Supplied information:
═══

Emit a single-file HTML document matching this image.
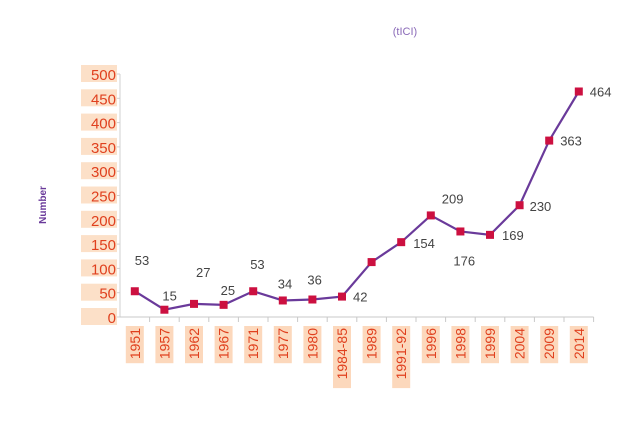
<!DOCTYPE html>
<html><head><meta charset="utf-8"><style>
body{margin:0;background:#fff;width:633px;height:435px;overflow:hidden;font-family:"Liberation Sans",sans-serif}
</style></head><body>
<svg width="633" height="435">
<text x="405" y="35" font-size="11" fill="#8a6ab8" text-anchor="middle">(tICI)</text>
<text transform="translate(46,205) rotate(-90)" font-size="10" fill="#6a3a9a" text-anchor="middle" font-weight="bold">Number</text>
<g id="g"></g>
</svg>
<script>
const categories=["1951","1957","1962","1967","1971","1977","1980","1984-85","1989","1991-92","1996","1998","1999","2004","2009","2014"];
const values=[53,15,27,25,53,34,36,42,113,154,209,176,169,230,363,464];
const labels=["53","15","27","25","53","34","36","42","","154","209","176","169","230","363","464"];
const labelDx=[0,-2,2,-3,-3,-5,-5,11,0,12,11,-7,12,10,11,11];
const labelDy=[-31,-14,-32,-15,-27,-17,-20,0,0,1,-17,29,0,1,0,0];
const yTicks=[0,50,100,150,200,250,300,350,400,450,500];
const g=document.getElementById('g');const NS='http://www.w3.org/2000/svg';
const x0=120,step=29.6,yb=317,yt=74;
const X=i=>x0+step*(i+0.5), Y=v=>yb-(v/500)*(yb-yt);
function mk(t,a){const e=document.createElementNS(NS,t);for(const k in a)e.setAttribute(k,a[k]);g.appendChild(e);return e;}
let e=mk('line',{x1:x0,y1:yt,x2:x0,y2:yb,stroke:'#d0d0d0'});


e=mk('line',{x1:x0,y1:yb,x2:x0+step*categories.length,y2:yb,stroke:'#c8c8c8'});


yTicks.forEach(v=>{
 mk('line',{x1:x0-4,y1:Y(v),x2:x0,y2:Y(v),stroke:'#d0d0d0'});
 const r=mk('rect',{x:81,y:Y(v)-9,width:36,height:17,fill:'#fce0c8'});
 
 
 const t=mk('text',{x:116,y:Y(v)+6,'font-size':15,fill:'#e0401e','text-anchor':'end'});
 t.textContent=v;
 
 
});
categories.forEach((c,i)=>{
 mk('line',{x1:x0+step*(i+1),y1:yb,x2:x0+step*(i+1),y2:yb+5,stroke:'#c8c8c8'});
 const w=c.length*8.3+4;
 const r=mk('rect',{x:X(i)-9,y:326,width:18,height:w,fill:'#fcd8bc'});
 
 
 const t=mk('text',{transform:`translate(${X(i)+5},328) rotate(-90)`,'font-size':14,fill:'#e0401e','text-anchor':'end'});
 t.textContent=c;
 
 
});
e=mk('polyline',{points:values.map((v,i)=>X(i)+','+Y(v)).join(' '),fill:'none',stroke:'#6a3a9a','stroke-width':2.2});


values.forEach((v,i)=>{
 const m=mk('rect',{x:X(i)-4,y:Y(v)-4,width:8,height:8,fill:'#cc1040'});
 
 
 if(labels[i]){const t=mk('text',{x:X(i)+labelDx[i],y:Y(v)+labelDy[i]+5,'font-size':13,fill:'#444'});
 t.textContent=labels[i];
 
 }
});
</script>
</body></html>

═══

Directions for this task:
Reply with only the number of lines in the material above where the string "document" appears.

Expected answer:
3